- Billionaire Mark Cuban thinks the next crypto meltdown could stem from wash trades.
- "There are supposedly tens of millions of dollars in trades and liquidity for tokens that have very little utilization," he told The Street.
After FTX's collapse rocked the crypto sector, billionaire Mark Cuban thinks the next meltdown could stem from so-called wash trading schemes.
"I think the next possible implosion is the discovery and removal of wash trades on central exchanges," he told The Street. "There are supposedly tens of millions of dollars in trades and liquidity for tokens that have very little utilization. I don't see how they can be that liquid."
Cuban added that he lacked "any specifics to offer to support my guess," and didn't elaborate further in email exchanges with The Street.
Wash trades are a type of pump-and-dump scheme that involve creating artificial interest in a financial asset, in this case a cryptocurrency.

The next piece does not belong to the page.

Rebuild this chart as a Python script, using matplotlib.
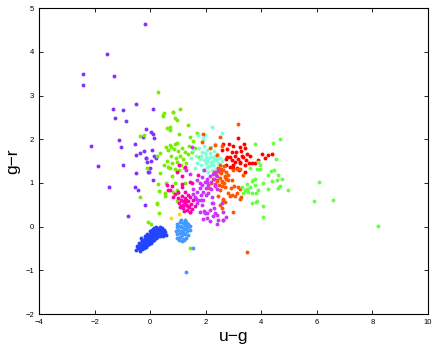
import matplotlib
matplotlib.use("Agg")
import matplotlib.pyplot as plt

plt.rcParams['font.family'] = ['Liberation Sans', 'DejaVu Sans']

# (u-g, g-r) per class
purple_ug = [-0.17, -1.55, -2.40, -2.40, -1.31, -0.49, -1.35, -0.97, -1.25, -0.88, 0.11, -0.15, 0.05, 0.11,
             0.14, -0.25, -1.11, -1.05, -2.14, -0.55, -0.35, -0.23, -0.51, -0.15, 0.07, 0.15, 0.22, 0.03,
             -0.10, -0.05, 0.00, -1.86, -0.97, -0.51, -1.49, -0.53, -0.44, -0.17, 0.12, -0.80, -0.13, -0.06]
purple_gr = [4.63, 3.95, 3.49, 3.25, 3.44, 2.80, 2.70, 2.66, 2.48, 2.41, 2.69, 2.24, 2.16, 2.12,
             2.02, 2.06, 1.98, 1.82, 1.85, 1.88, 1.69, 1.73, 1.63, 1.56, 1.75, 1.62, 1.57, 1.51,
             1.48, 1.26, 1.34, 1.39, 1.40, 1.22, 0.90, 0.90, 0.83, 0.50, 1.07, 0.25, 1.58, 1.26]

green_ug = [0.30, 0.49, 0.47, 0.83, 1.09, 0.88, 0.98, 0.60, 0.73, 0.71, 1.38, 1.05, -0.36, 0.72, 0.76,
            0.91, 0.98, 0.58, 0.36, 0.24, 0.66, 0.85, 1.00, 1.15, 1.25, 0.75, 0.92, 1.08, 1.20, 1.35,
            0.60, 0.80, 0.98, 1.12, 1.30, 0.70, 0.88, 1.05, 1.22, 0.50, -0.10, -0.38, 0.30, 0.32, 0.52,
            0.24, 0.58, 0.78, 0.90, 0.84, 0.96, 1.02, 0.36, 0.66, 1.26, 1.45, 1.55, 1.60, 1.50, 1.70,
            1.75, 1.40, 0.48, 0.82, -0.22, 0.26, 0.33, -0.09, 0.03, 0.20, 1.42, 0.98, 0.54]
green_gr = [3.07, 2.61, 2.52, 2.63, 2.70, 2.49, 2.43, 2.26, 2.28, 2.22, 2.32, 2.12, 2.07, 1.87, 1.83,
            1.90, 1.92, 1.83, 1.69, 1.62, 1.75, 1.78, 1.72, 1.80, 1.70, 1.62, 1.58, 1.62, 1.55, 1.65,
            1.50, 1.45, 1.48, 1.42, 1.45, 1.35, 1.32, 1.30, 1.35, 1.40, 1.33, 0.67, 0.97, 0.82, 0.77,
            0.53, 0.99, 1.16, 1.00, 0.80, 0.83, 0.76, 1.22, 1.37, 0.99, 2.05, 1.95, 1.80, 1.70, 2.15,
            1.60, 1.85, 2.55, 2.63, 2.09, 0.51, 0.30, 0.10, 0.06, -0.03, -0.50, 0.58, 0.70]

cyan_ug = [1.74, 1.92, 2.22, 2.58, 1.98, 1.90, 1.55, 1.65, 1.70, 1.60, 1.75, 1.80, 1.85, 1.88, 1.92,
           1.95, 2.00, 2.02, 2.05, 2.08, 2.10, 2.12, 2.15, 2.18, 2.20, 2.22, 2.25, 2.28, 2.30, 2.35,
           2.38, 2.40, 2.45, 2.50, 2.55, 2.60, 1.95, 2.06, 2.14, 1.82, 2.32, 2.45, 1.48, 2.20, 2.34,
           2.42, 2.05, 1.98, 2.26]
cyan_gr = [2.09, 1.99, 2.27, 2.15, 2.09, 2.02, 1.75, 1.62, 1.45, 1.35, 1.80, 1.55, 1.40, 1.70, 1.30,
           1.85, 1.60, 1.45, 1.75, 1.25, 1.55, 1.38, 1.68, 1.48, 1.82, 1.30, 1.60, 1.42, 1.72, 1.52,
           1.35, 1.65, 1.45, 1.58, 1.38, 1.50, 1.52, 1.36, 1.60, 1.62, 1.88, 1.28, 1.58, 1.40, 1.62,
           1.55, 1.50, 1.68, 1.50]

red_ug = [3.18, 2.64, 2.78, 3.00, 3.24, 3.42, 3.48, 3.60, 4.02, 4.26, 4.38, 4.14, 3.90, 3.78, 2.76,
          2.94, 3.06, 3.22, 3.42, 2.88, 3.12, 3.30, 2.85, 2.95, 3.10, 2.75, 3.15, 3.25, 3.35, 3.45,
          3.00, 3.20, 3.40, 3.55, 3.66, 2.72, 3.38, 2.88, 2.60, 3.05, 3.28, 2.98]
red_gr = [2.02, 1.89, 1.77, 1.84, 1.83, 1.79, 1.67, 1.61, 1.67, 1.64, 1.67, 1.58, 1.52, 1.46, 1.60,
          1.52, 1.48, 1.45, 1.41, 1.37, 1.33, 1.61, 1.90, 1.70, 1.70, 1.55, 1.55, 1.48, 1.60, 1.52,
          1.35, 1.30, 1.25, 1.45, 1.46, 1.40, 1.90, 1.60, 1.75, 1.62, 1.72, 1.42]

orange_ug = [3.16, 1.90, 1.86, 2.34, 2.40, 2.16, 2.50, 2.60, 2.30, 2.38, 2.45, 2.50, 2.55, 2.60, 2.62,
             2.68, 2.72, 2.40, 2.35, 2.48, 2.58, 2.66, 2.75, 2.80, 2.44, 2.52, 2.28, 2.70, 2.55, 2.65,
             2.34, 2.52, 2.70, 2.40, 2.58, 2.82, 2.94, 3.00, 3.12, 3.24, 3.36, 3.18, 3.24, 3.12, 2.94,
             2.82, 2.64, 2.70, 3.00, 3.26, 2.52, 2.34, 2.62, 2.86, 3.06, 3.24, 2.50, 2.58, 2.46, 3.50,
             3.02, 2.90, 2.20, 2.12]
orange_gr = [2.34, 2.13, 1.94, 1.86, 1.64, 1.79, 2.05, 1.85, 1.25, 1.18, 1.28, 1.12, 1.22, 1.05, 1.30,
             1.15, 1.25, 1.05, 0.98, 0.95, 0.92, 1.00, 1.08, 1.18, 1.35, 1.40, 1.10, 0.90, 1.32, 1.38,
             1.22, 1.25, 1.14, 1.06, 1.03, 1.06, 1.06, 1.29, 1.31, 1.31, 1.18, 0.91, 0.87, 0.76, 0.72,
             0.76, 0.64, 0.57, 0.34, 0.67, 0.83, 0.93, 0.61, 0.70, 0.71, 0.63, 0.50, 0.42, 0.70, -0.59,
             0.92, 0.88, 1.00, 0.88]

magenta_ug = [1.55, 1.62, 1.68, 1.72, 1.78, 1.82, 1.88, 1.92, 1.96, 2.00, 2.05, 2.10, 2.15, 2.20, 2.25,
              2.30, 2.35, 2.40, 1.70, 1.85, 2.02, 2.18, 2.32, 2.45, 1.80, 1.98, 2.16, 2.34, 2.04, 2.46,
              2.64, 1.86, 1.92, 2.10, 2.22, 2.40, 2.28, 2.58, 1.80, 1.68, 1.86, 2.04, 1.56, 1.66, 2.42,
              1.90, 2.16, 2.40, 2.62, 2.74, 2.62, 2.22, 1.94, 2.06, 2.28, 1.52, 1.30, 1.45, 1.95, 2.30]
magenta_gr = [0.75, 0.68, 0.80, 0.62, 0.88, 0.72, 0.95, 0.80, 1.02, 0.88, 1.08, 0.95, 1.15, 1.02, 1.20,
              1.10, 1.25, 1.15, 0.55, 0.60, 0.72, 0.85, 0.95, 1.30, 0.34, 0.32, 0.38, 0.30, 0.19, 0.15,
              0.15, 0.49, 0.61, 0.76, 0.68, 0.87, 0.53, 0.53, 0.99, 1.06, 1.14, 1.03, 0.87, 0.64, 0.07,
              0.17, 0.13, 0.26, 0.34, 0.22, 0.14, 0.55, 0.35, 0.30, 0.25, 1.82, 1.30, 1.20, 1.30, 0.42]

pink_ug = [1.00, 1.05, 1.10, 1.12, 1.18, 1.20, 1.25, 1.28, 1.32, 1.35, 1.40, 1.42, 1.48, 1.50, 1.55,
           1.15, 1.22, 1.38, 1.30, 1.08, 1.45, 1.60, 1.35, 1.25, 1.18, 0.98, 1.14, 0.78, 0.62, 0.72,
           0.84, 1.14, 1.26, 1.50, 1.42, 1.05, 1.26, 1.14, 0.66, 1.44, 1.74, 0.90, 1.00]
pink_gr = [0.65, 0.55, 0.62, 0.48, 0.58, 0.42, 0.65, 0.50, 0.38, 0.58, 0.45, 0.68, 0.52, 0.40, 0.60,
           0.70, 0.35, 0.72, 0.62, 0.45, 0.33, 0.48, 0.48, 0.55, 0.50, 1.24, 1.16, 0.93, 0.95, 0.84,
           0.68, 0.97, 0.80, 0.99, 0.33, 1.42, 1.37, 0.91, 0.84, 1.03, 1.18, 0.75, 0.80]

blue_ug = [-0.50, -0.44, -0.40, -0.36, -0.32, -0.30, -0.26, -0.24, -0.20, -0.18, -0.14, -0.12, -0.08,
           -0.06, -0.02, 0.00, 0.04, 0.06, 0.10, 0.12, 0.16, 0.18, 0.22, 0.24, 0.28, 0.30, 0.34, 0.38,
           0.42, 0.46, 0.50, 0.54, 0.56, 0.48, 0.40, 0.34, 0.26, 0.20, 0.14, 0.08, 0.02, -0.04, -0.10,
           -0.16, -0.22, -0.28, -0.36, -0.08, -0.14, -0.20, 0.02, 0.08, 0.14, 0.20, -0.34, -0.28,
           -0.40, -0.30, -0.20, -0.10, 0.00, 0.10, 0.30, 0.44, 0.36, 0.50, -0.46, 0.26, 0.06, -0.04,
           -0.12, 0.18]
blue_gr = [-0.53, -0.50, -0.47, -0.44, -0.48, -0.40, -0.44, -0.36, -0.40, -0.32, -0.37, -0.28, -0.33,
           -0.24, -0.29, -0.20, -0.25, -0.16, -0.21, -0.12, -0.17, -0.10, -0.14, -0.07, -0.12, -0.05,
           -0.09, -0.06, -0.10, -0.13, -0.16, -0.12, -0.19, -0.22, -0.18, -0.22, -0.24, -0.27, -0.30,
           -0.33, -0.37, -0.40, -0.43, -0.46, -0.49, -0.52, -0.55, -0.20, -0.24, -0.28, -0.14, -0.08,
           -0.04, -0.02, -0.26, -0.30, -0.38, -0.32, -0.22, -0.16, -0.10, -0.06, -0.15, -0.04, -0.02,
           -0.08, -0.45, -0.18, -0.26, -0.32, -0.36, -0.22]

lblue_ug = [0.98, 1.08, 1.18, 1.28, 1.38, 0.96, 1.06, 1.16, 1.26, 1.36, 1.44, 0.94, 1.02, 1.12, 1.22,
            1.32, 1.42, 0.96, 1.06, 1.16, 1.26, 1.36, 0.98, 1.08, 1.18, 1.28, 1.04, 1.14, 1.22, 1.12,
            1.24, 1.20, 1.10, 1.30, 1.28, 1.54]
lblue_gr = [0.06, 0.10, 0.08, 0.10, 0.06, -0.02, 0.02, 0.00, 0.03, -0.01, 0.02, -0.10, -0.07, -0.09,
            -0.06, -0.10, -0.07, -0.18, -0.15, -0.19, -0.16, -0.19, -0.26, -0.24, -0.28, -0.25, -0.31,
            -0.33, -0.30, 0.14, 0.15, -0.12, -0.02, -0.04, -1.05, -0.48]

yellow_ug = [0.74, 1.03]
yellow_gr = [0.20, 0.28]

lgreen_ug = [3.79, 4.44, 4.68, 4.54, 3.90, 3.94, 3.86, 4.26, 4.36, 4.47, 4.59, 4.74, 4.39, 4.56, 4.68,
             4.62, 4.26, 4.95, 4.06, 3.72, 3.66, 3.78, 3.60, 3.78, 3.48, 3.42, 3.90, 3.66, 3.54, 3.36,
             3.82, 3.66, 3.82, 4.08, 4.08, 6.07, 5.91, 6.58, 8.22, 3.60, 3.94, 3.84, 3.50, 3.30]
lgreen_gr = [1.90, 1.92, 2.00, 1.55, 1.48, 1.32, 1.32, 1.19, 1.27, 1.29, 1.19, 1.10, 1.05, 1.06, 0.94,
             0.88, 0.86, 0.84, 1.00, 1.06, 1.04, 1.08, 0.91, 0.95, 0.87, 0.84, 0.84, 0.77, 0.80, 0.76,
             0.76, 0.54, 0.57, 0.47, 0.21, 1.03, 0.59, 0.61, 0.02, 1.35, 1.41, 0.58, 0.98, 0.90]

groups = [
    (purple_ug, purple_gr, '#7f33ff'),
    (green_ug, green_gr, '#77ee00'),
    (cyan_ug, cyan_gr, '#7fffd8'),
    (red_ug, red_gr, '#ff0000'),
    (orange_ug, orange_gr, '#ff5500'),
    (magenta_ug, magenta_gr, '#cc33ff'),
    (pink_ug, pink_gr, '#ff00aa'),
    (blue_ug, blue_gr, '#2244ff'),
    (lblue_ug, lblue_gr, '#4499ff'),
    (yellow_ug, yellow_gr, '#ffdd00'),
    (lgreen_ug, lgreen_gr, '#66ff44'),
]

fig = plt.figure(figsize=(4.36, 3.48), dpi=100)
ax = fig.add_axes([0.0894, 0.0977, 0.892, 0.879])

for ug, gr, c in groups:
    ax.plot(ug, gr, 'o', color=c, markersize=2.8, markeredgewidth=0)

ax.set_xlim(-4, 10)
ax.set_ylim(-2, 5)
ax.set_xticks(range(-4, 11, 2))
ax.set_yticks(range(-2, 6))
ax.tick_params(direction='in', top=True, right=True, labelsize=5.5, length=3, width=0.6)
for s in ax.spines.values():
    s.set_linewidth(0.8)

ax.set_xlabel('u\u2212g', fontsize=12.5, labelpad=2)
ax.set_ylabel('g\u2212r', fontsize=12.5, labelpad=4)

fig.savefig('out.png', dpi=100)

A trader will buy mass volumes of a specific crypto and sell the same token to tout large trading volumes before turning to social media to create a misleading picture of demand.
The scheme essentially allows those behind the scheme to conduct transactions without taking on any risk or changing their market position, according to the Commodity Futures Trading Commission.
The Securities and Exchange Commission has said that FTX founder Sam Bankman-Fried ordered his crypto hedge fund Alameda Research to buy cryptos and artificially inflate the value of a token it was borrowing against.
Because so many cryptos exist, tokens are especially susceptible to wash trades. A December report on the practice from National Bureau of Economic Research said that of 29 unregulated cryptocurrency exchanges across the globe, a staggering 70% of the transactions were illicit wash trades.
The report also said that in 12 "tier-2 exchanges," wash trades accounted for nearly 80% of the total trade volume.
"These estimates translate into wash trading of over %4.5 trillion in spot markets and over $1.5 trillion in derivatives markets in the first quarter of 2020 alone."